Below are records; work out how many of their lines contain "matplotlib" and give only that number.

ENTRIES:
>> START
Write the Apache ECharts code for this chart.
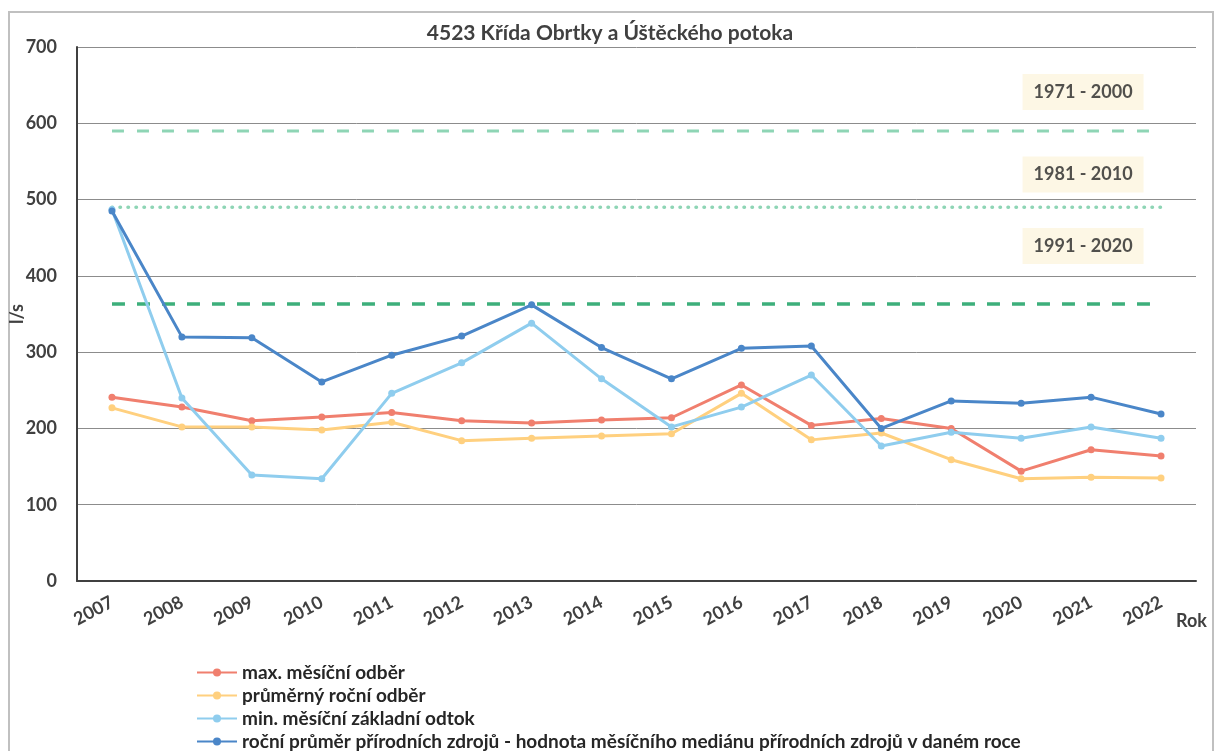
>> END
>> START
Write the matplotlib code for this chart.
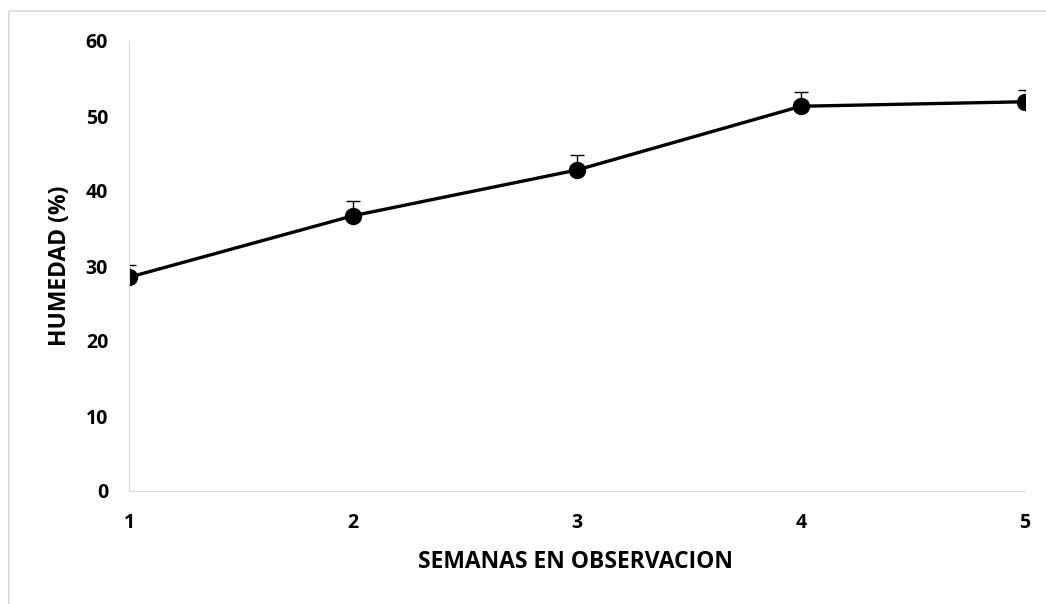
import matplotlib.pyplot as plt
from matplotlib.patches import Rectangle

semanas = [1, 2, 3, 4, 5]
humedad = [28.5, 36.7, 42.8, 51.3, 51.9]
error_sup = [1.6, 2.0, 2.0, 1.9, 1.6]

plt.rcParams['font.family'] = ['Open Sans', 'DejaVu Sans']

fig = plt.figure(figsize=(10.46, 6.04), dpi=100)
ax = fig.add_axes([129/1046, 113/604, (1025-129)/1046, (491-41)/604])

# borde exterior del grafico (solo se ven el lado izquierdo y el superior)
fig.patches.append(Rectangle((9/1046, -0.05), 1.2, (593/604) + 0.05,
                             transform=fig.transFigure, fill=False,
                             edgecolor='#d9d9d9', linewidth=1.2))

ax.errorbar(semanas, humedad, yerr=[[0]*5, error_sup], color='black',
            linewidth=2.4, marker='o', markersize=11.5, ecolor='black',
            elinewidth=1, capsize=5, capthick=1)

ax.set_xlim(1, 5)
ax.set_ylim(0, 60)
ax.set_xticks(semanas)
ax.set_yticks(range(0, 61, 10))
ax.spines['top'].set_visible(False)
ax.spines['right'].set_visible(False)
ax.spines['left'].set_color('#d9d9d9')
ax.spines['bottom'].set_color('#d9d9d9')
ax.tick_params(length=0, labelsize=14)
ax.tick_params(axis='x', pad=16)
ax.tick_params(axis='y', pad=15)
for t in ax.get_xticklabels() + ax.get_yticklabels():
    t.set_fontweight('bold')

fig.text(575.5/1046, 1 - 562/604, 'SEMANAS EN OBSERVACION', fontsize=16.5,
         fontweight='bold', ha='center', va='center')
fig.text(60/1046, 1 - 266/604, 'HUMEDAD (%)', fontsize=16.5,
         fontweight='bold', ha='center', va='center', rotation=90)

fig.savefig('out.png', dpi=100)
>> END
ANSWER FOR THE TASK: 3